══ Materials provided
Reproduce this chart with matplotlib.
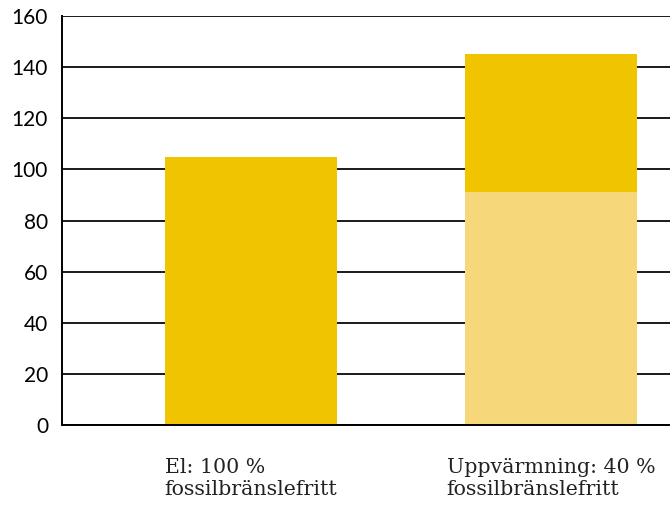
import matplotlib.pyplot as plt

categories = ["El: 100 %\nfossilbränslefritt", "Uppvärmning: 40 %\nfossilbränslefritt"]
base_values = [105, 91]
top_values = [0, 54]
base_colors = ["#F0C400", "#F6D87A"]
top_color = "#F0C400"
yticks = [0, 20, 40, 60, 80, 100, 120, 140, 160]

fig = plt.figure(figsize=(6.7, 5.05), dpi=100)
ax = fig.add_axes([0.0925, 0.1584, 0.9075, 0.8099])

x = range(len(categories))
ax.bar(x, base_values, width=0.573, color=base_colors, zorder=2)
ax.bar(x, top_values, width=0.573, bottom=base_values, color=top_color, zorder=2)

ax.set_ylim(0, 160)
ax.set_xlim(-0.63, 1.397)
ax.set_yticks(yticks)
ax.set_yticklabels([str(t) for t in yticks], fontsize=15, family="Lato")
ax.yaxis.grid(True, color="#1a1a1a", linewidth=1.4, zorder=1)
ax.set_axisbelow(True)
ax.tick_params(axis="both", length=0)
ax.tick_params(axis="y", pad=10)

ax.set_xticks(list(x))
ax.set_xticklabels(categories, fontsize=14.8, family="DejaVu Serif",
                   multialignment="left", linespacing=1.15,
                   fontweight="light", color="#222222")
ax.tick_params(axis="x", pad=24)

for side in ["top", "right"]:
    ax.spines[side].set_visible(False)
ax.spines["left"].set_linewidth(1.4)
ax.spines["bottom"].set_linewidth(1.4)

fig.savefig("out.png", dpi=100)
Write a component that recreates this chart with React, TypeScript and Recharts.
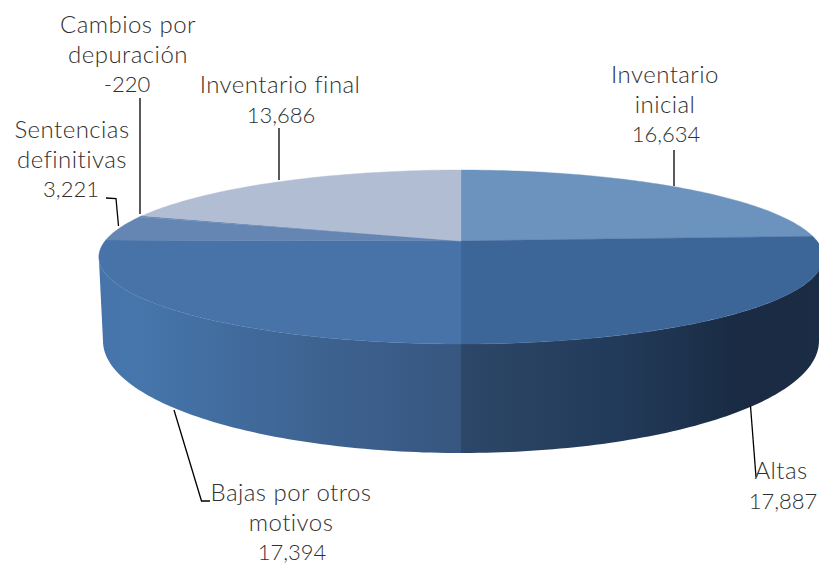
import React from "react";
import { PieChart, Pie } from "recharts";

const categories = [
  "Inventario inicial",
  "Altas",
  "Bajas por otros motivos",
  "Sentencias definitivas",
  "Cambios por depuración",
  "Inventario final",
];
const values = [16634, 17887, 17394, 3221, -220, 13686];
const topColors = ["#6C93BE", "#3C6598", "#4773A9", "#6585B3", "#6A8AB5", "#B1BDD3"];

const chartData = categories.map((name, i) => ({ name, value: values[i] }));
const sliceSize = (d: { value: number }) => Math.abs(d.value);

// Perspective of the tilted disc
const CX = 461;
const CY = 241;
const RADIUS = 356;
const TILT_A = 84.06 / 356;
const TILT_K = 0.184;
const RX_TOP = 362;
const RX_BASE = 358;
const BASE_CY = 341;
const BASE_RY = 112;
const FRONT_FROM = 100.6;
const FRONT_TO = 259.4;

const project = (cx: number, cy: number, r: number, theta: number) => {
  const rad = (theta * Math.PI) / 180;
  const u = Math.sin(rad);
  const v = Math.cos(rad);
  const w = 1 + TILT_K * v;
  return { x: cx + (r * u) / w, y: cy - (r * TILT_A * v) / w };
};

const thetas = (from: number, to: number) => {
  const list: number[] = [];
  for (let t = from; t < to; t += 1) list.push(t);
  list.push(to);
  return list;
};

const TopShape = (p: any) => {
  const t0 = 90 - p.startAngle;
  const t1 = 90 - p.endAngle;
  const pts = thetas(t0, t1).map((t) => project(p.cx, p.cy, p.outerRadius, t));
  const d =
    `M${p.cx},${p.cy} ` + pts.map((q) => `L${q.x.toFixed(2)},${q.y.toFixed(2)}`).join(" ") + " Z";
  return <path d={d} fill={p.payload?.fill ?? p.fill} stroke={p.fill} strokeWidth={0.4} />;
};

const WallShape = (p: any) => {
  const t0 = Math.max(90 - p.startAngle, FRONT_FROM);
  const t1 = Math.min(90 - p.endAngle, FRONT_TO);
  if (t1 <= t0) return <g />;
  const rim = thetas(t0, t1).map((t) => project(p.cx, p.cy, p.outerRadius, t));
  const base = rim
    .map((q) => {
      const s = Math.max(-1, Math.min(1, (q.x - p.cx) / RX_TOP));
      return { x: p.cx + RX_BASE * s, y: BASE_CY + BASE_RY * Math.sqrt(1 - s * s) };
    })
    .reverse();
  const d =
    [...rim, ...base].map((q, i) => `${i ? "L" : "M"}${q.x.toFixed(2)},${q.y.toFixed(2)}`).join(" ") +
    " Z";
  const side = (t0 + t1) / 2 < 180 ? "url(#wallRight)" : "url(#wallLeft)";
  return <path d={d} fill={side} />;
};

// Label layout, same order as categories
const labelLines = [
  ["Inventario", "inicial"],
  ["Altas"],
  ["Bajas por otros", "motivos"],
  ["Sentencias", "definitivas"],
  ["Cambios por", "depuración"],
  ["Inventario final"],
];
const labelCenterX = [665, 781, 291, 72, 128, 280];
const numberCenterX = [666, 783, 292, 71, 127, 281];
const labelFirstBaseline = [83, 479, 501, 138, 33, 93];
const LINE_STEP = 29.5;
const leaders = [
  "M674,150 L674,186",
  "M750.5,406 L756,477",
  "M174,410 L201.5,501 L210,501",
  "M106,198 L116,198.5 L118.5,226",
  "M140,98 L140,214",
  "M279,128 L279,180",
];

const renderLabel = (p: any) => {
  const i = p.index as number;
  const names = labelLines[i];
  const shared = {
    textAnchor: "middle",
    fontFamily: "Lato, 'Open Sans', sans-serif",
    fontWeight: 300,
    fill: "#303030",
  } as const;
  return (
    <g>
      <path d={leaders[i]} fill="none" stroke="#000" strokeWidth={1.3} />
      {names.map((s, j) => (
        <text
          key={j}
          {...shared}
          x={labelCenterX[i]}
          y={labelFirstBaseline[i] + j * LINE_STEP}
          fontSize={24}
          letterSpacing={0.45}
        >
          {s}
        </text>
      ))}
      <text
        {...shared}
        x={numberCenterX[i]}
        y={labelFirstBaseline[i] + names.length * LINE_STEP}
        fontSize={22}
      >
        {values[i].toLocaleString("en-US")}
      </text>
    </g>
  );
};

export default function App() {
  return (
    <div style={{ position: "absolute", left: 0, top: 0, width: 819, height: 565, overflow: "hidden", background: "#fff" }}>
      <PieChart width={819} height={565} margin={{ top: 0, right: 0, bottom: 0, left: 0 }}>
        <defs>
          <linearGradient id="wallLeft" gradientUnits="userSpaceOnUse" x1={100} y1={0} x2={461} y2={0}>
            <stop offset="0" stopColor="#4674AA" />
            <stop offset="0.1" stopColor="#4676AC" />
            <stop offset="0.25" stopColor="#4370A4" />
            <stop offset="0.6" stopColor="#3E6391" />
            <stop offset="1" stopColor="#375680" />
          </linearGradient>
          <linearGradient id="wallRight" gradientUnits="userSpaceOnUse" x1={461} y1={0} x2={819} y2={0}>
            <stop offset="0" stopColor="#2D4768" />
            <stop offset="0.45" stopColor="#223A59" />
            <stop offset="0.8" stopColor="#192A42" />
            <stop offset="1" stopColor="#1B2C45" />
          </linearGradient>
        </defs>
        <Pie
          data={chartData}
          dataKey={sliceSize}
          nameKey="name"
          cx={CX}
          cy={CY}
          innerRadius={0}
          outerRadius={RADIUS}
          startAngle={90}
          endAngle={-270}
          stroke="none"
          isAnimationActive={false}
          shape={WallShape}
          activeShape={WallShape}
          inactiveShape={WallShape}
          label={false}
          labelLine={false}
        />
        <Pie
          data={chartData.map((d, i) => ({ ...d, fill: topColors[i] }))}
          dataKey={sliceSize}
          nameKey="name"
          cx={CX}
          cy={CY}
          innerRadius={0}
          outerRadius={RADIUS}
          startAngle={90}
          endAngle={-270}
          stroke="none"
          isAnimationActive={false}
          shape={TopShape}
          activeShape={TopShape}
          inactiveShape={TopShape}
          label={renderLabel}
          labelLine={false}
        />
      </PieChart>
    </div>
  );
}
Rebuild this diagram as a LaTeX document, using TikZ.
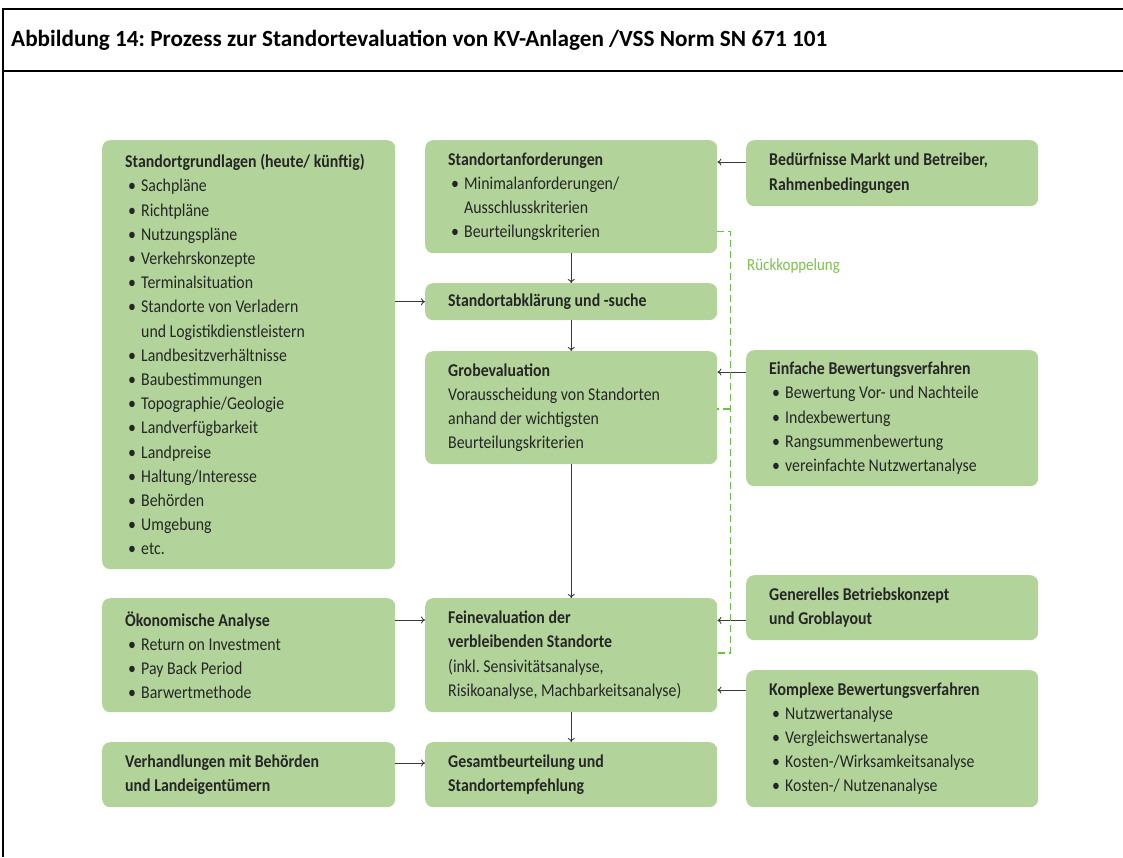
\documentclass[tikz,border=0pt]{standalone}
\usepackage{fontspec}
\setmainfont{Carlito}
\newfontfamily\boxfont[FakeStretch=0.88]{Carlito}
\frenchspacing
\usetikzlibrary{calc,arrows.meta}
\definecolor{boxgreen}{HTML}{B2D49A}
\definecolor{fbgreen}{HTML}{6CBF4A}
\definecolor{fbtext}{HTML}{7CC04E}
\definecolor{txt}{HTML}{262626}
\definecolor{lnk}{HTML}{3A3A3A}
% bullet item and continuation indent
\newcommand\bul{\hspace*{3pt}\makebox[13pt][l]{\textbullet}}
\newcommand\cont{\hspace*{16pt}}
\tikzset{
  box/.style={rectangle, rounded corners=8pt, fill=boxgreen, text=txt,
    anchor=north west, align=flush left, inner xsep=23pt, inner ysep=0pt,
    font=\boxfont\fontsize{18}{24.2}\selectfont},
  arr/.style={draw=lnk, line width=0.9pt, -{To[length=4pt,width=7pt]}},
  fb/.style={draw=fbgreen, line width=1.2pt, dash pattern=on 7pt off 4pt},
  frame/.style={draw=black, line width=2pt},
}
\begin{document}
\begin{tikzpicture}[x=1pt,y=-1pt]
\useasboundingbox (0,0) rectangle (1123,857);

% outer frame and title rule
\draw[frame] (3,857) -- (3,9) -- (1123,9);
\draw[frame] (3,71) -- (1123,71);
\node[anchor=west, font=\bfseries\fontsize{23.2}{26}\selectfont, text=black, inner sep=0pt] (title) at (11,40)
  {Abbildung 14: Prozess zur Standortevaluation von KV-Anlagen /VSS Norm SN 671 101};

% left column
\node[box, text width=247pt, minimum width=293pt, minimum height=429pt] (grund) at (102,140) {%
  \textbf{Standortgrundlagen (heute/ künftig)}\\
  \bul Sachpläne\\
  \bul Richtpläne\\
  \bul Nutzungspläne\\
  \bul Verkehrskonzepte\\
  \bul Terminalsituation\\
  \bul Standorte von Verladern\\
  \cont und Logistikdienstleistern\\
  \bul Landbesitzverhältnisse\\
  \bul Baubestimmungen\\
  \bul Topographie/Geologie\\
  \bul Landverfügbarkeit\\
  \bul Landpreise\\
  \bul Haltung/Interesse\\
  \bul Behörden\\
  \bul Umgebung\\
  \bul etc.};

\node[box, text width=247pt, minimum width=293pt, minimum height=114pt] (oekon) at (102,598) {%
  \textbf{Ökonomische Analyse}\\
  \bul Return on Investment\\
  \bul Pay Back Period\\
  \bul Barwertmethode};

\node[box, text width=247pt, minimum width=293pt, minimum height=65pt] (verh) at (102,742) {%
  \textbf{Verhandlungen mit Behörden}\\
  \textbf{und Landeigentümern}};

% middle column
\node[box, text width=246pt, minimum width=292pt, minimum height=113pt] (anf) at (425,140) {%
  \textbf{Standortanforderungen}\\
  \bul Minimalanforderungen/\\
  \cont Ausschlusskriterien\\
  \bul Beurteilungskriterien};

\node[box, text width=246pt, minimum width=292pt, minimum height=37pt] (abkl) at (425,283) {%
  \textbf{Standortabklärung und -suche}};

\node[box, text width=246pt, minimum width=292pt, minimum height=113pt] (grob) at (425,351) {%
  \textbf{Grobevaluation}\\
  Vorausscheidung von Standorten\\
  anhand der wichtigsten\\
  Beurteilungskriterien};

\node[box, text width=246pt, minimum width=292pt, minimum height=114pt] (fein) at (425,598) {%
  \textbf{Feinevaluation der}\\
  \textbf{verbleibenden Standorte}\\
  (inkl. Sensivitätsanalyse,\\
  Risikoanalyse, Machbarkeitsanalyse)};

\node[box, text width=246pt, minimum width=292pt, minimum height=65pt] (gesamt) at (425,742) {%
  \textbf{Gesamtbeurteilung und}\\
  \textbf{Standortempfehlung}};

% right column
\node[box, text width=246pt, minimum width=292pt, minimum height=66pt] (bed) at (746,140) {%
  \textbf{Bedürfnisse Markt und Betreiber,}\\
  \textbf{Rahmenbedingungen}};

\node[box, text width=246pt, minimum width=292pt, minimum height=136pt] (einf) at (746,350) {%
  \textbf{Einfache Bewertungsverfahren}\\
  \bul Bewertung Vor- und Nachteile\\
  \bul Indexbewertung\\
  \bul Rangsummenbewertung\\
  \bul vereinfachte Nutzwertanalyse};

\node[box, text width=246pt, minimum width=292pt, minimum height=65pt] (gen) at (746,575) {%
  \textbf{Generelles Betriebskonzept}\\
  \textbf{und Groblayout}};

\node[box, text width=246pt, minimum width=292pt, minimum height=137pt] (kompl) at (746,670) {%
  \textbf{Komplexe Bewertungsverfahren}\\
  \bul Nutzwertanalyse\\
  \bul Vergleichswertanalyse\\
  \bul Kosten-/Wirksamkeitsanalyse\\
  \bul Kosten-/ Nutzenanalyse};

% feedback label
\node[anchor=west, text=fbtext, font=\boxfont\fontsize{17}{20}\selectfont, inner sep=0pt] (rk) at (747,266) {Rückkoppelung};

% main flow
\draw[arr] (anf.south) -- (abkl.north);
\draw[arr] (abkl.south) -- (grob.north);
\draw[arr] (grob.south) -- (fein.north);
\draw[arr] (fein.south) -- (gesamt.north);

% inputs from the left
\draw[arr] (abkl.west -| grund.east) -- (abkl.west);
\coordinate (oekA) at ($(oekon.north east)+(0,22)$);
\draw[arr] (oekA) -- (oekA -| fein.west);
\coordinate (verA) at ($(verh.north east)+(0,21)$);
\draw[arr] (verA) -- (verA -| gesamt.west);

% inputs from the right
\coordinate (bedA) at ($(bed.north west)+(0,22)$);
\draw[arr] (bedA) -- (bedA -| anf.east);
\coordinate (einA) at ($(einf.north west)+(0,22)$);
\draw[arr] (einA) -- (einA -| grob.east);
\coordinate (genA) at ($(gen.south west)+(0,-20)$);
\draw[arr] (genA) -- (genA -| fein.east);
\coordinate (komA) at ($(kompl.north west)+(0,20)$);
\draw[arr] (komA) -- (komA -| fein.east);

% feedback bracket
\coordinate (fbTop) at ($(anf.south east)+(13,-22)$);
\coordinate (fbMid) at ($(grob.north east)+(13,58)$);
\coordinate (fbBot) at ($(fein.north east)+(13,55)$);
\draw[fb] (fbTop -| anf.east) -- (fbTop) -- (fbBot) -- (fbBot -| fein.east);
\draw[fb] (fbMid) -- (fbMid -| grob.east);
\end{tikzpicture}
\end{document}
════
• [What is being asked]
Please quote the lines of the material, beginning with the first and ending with the one that contains "bottom=base_values, color=top_color, zorder=2)", exactly as written and without any pictures.

• [Complete response]
Reproduce this chart with matplotlib.
import matplotlib.pyplot as plt

categories = ["El: 100 %\nfossilbränslefritt", "Uppvärmning: 40 %\nfossilbränslefritt"]
base_values = [105, 91]
top_values = [0, 54]
base_colors = ["#F0C400", "#F6D87A"]
top_color = "#F0C400"
yticks = [0, 20, 40, 60, 80, 100, 120, 140, 160]

fig = plt.figure(figsize=(6.7, 5.05), dpi=100)
ax = fig.add_axes([0.0925, 0.1584, 0.9075, 0.8099])

x = range(len(categories))
ax.bar(x, base_values, width=0.573, color=base_colors, zorder=2)
ax.bar(x, top_values, width=0.573, bottom=base_values, color=top_color, zorder=2)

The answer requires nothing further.